How many of you have heard of the term ‘Birangona’, let alone know the faces described by this exceptional word? I’m guessing not many, which is sadly true even if you happen to be a Bengali – especially if you are a second or third generation British Bengali like me. Up until three years ago, I would have been puzzled by this word. Because despite declaring myself to be a feminist at the age of seven, despite having worked for human rights charities – specifically women’s rights charities – locally and globally since the age of fifteen, despite being a Bengali woman whose parents and grandparents witnessed and survived the traumatic birth of the country I trace my origins from, I had never heard of this term or the hundreds of thousands of women whose faces and lives it strives to represent. A dire ignorance which, to my great shame, I was only awakened from three years ago in the most unexpected of places – a small, dark theatre in the outskirts of Wimbledon, London.

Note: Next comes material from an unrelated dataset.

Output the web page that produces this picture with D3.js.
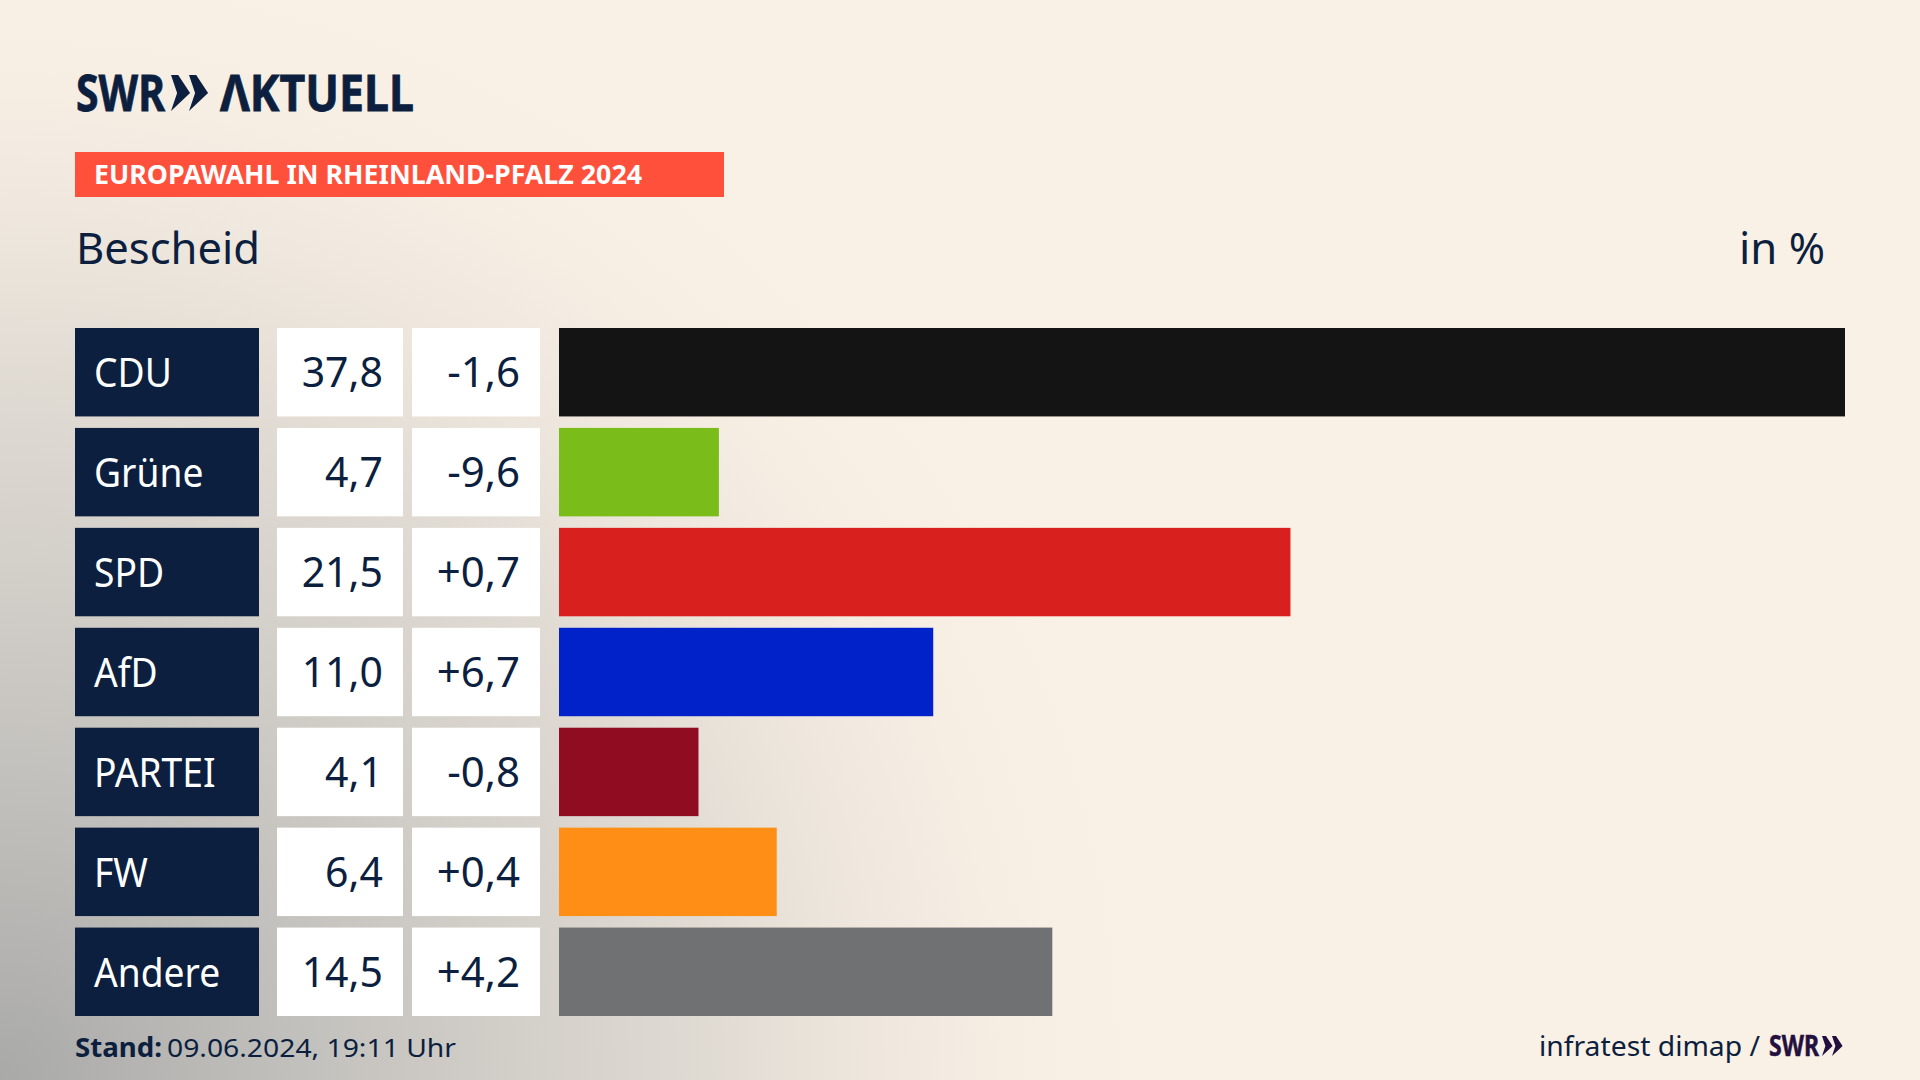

In May 2014, I was asked if I wanted to see a one-woman play called Birangona: Women of War. I shuddered and shook my head. I was dealing with the abuse of women in my day job – the last thing I wanted to do was spend my free time watching a play on that very topic. But after some persuasion from friends who had agreed to see the play, I gave in. It was a decision that would rock my perceptions of my ancestral homeland and its people and has since changed my life irrevocably.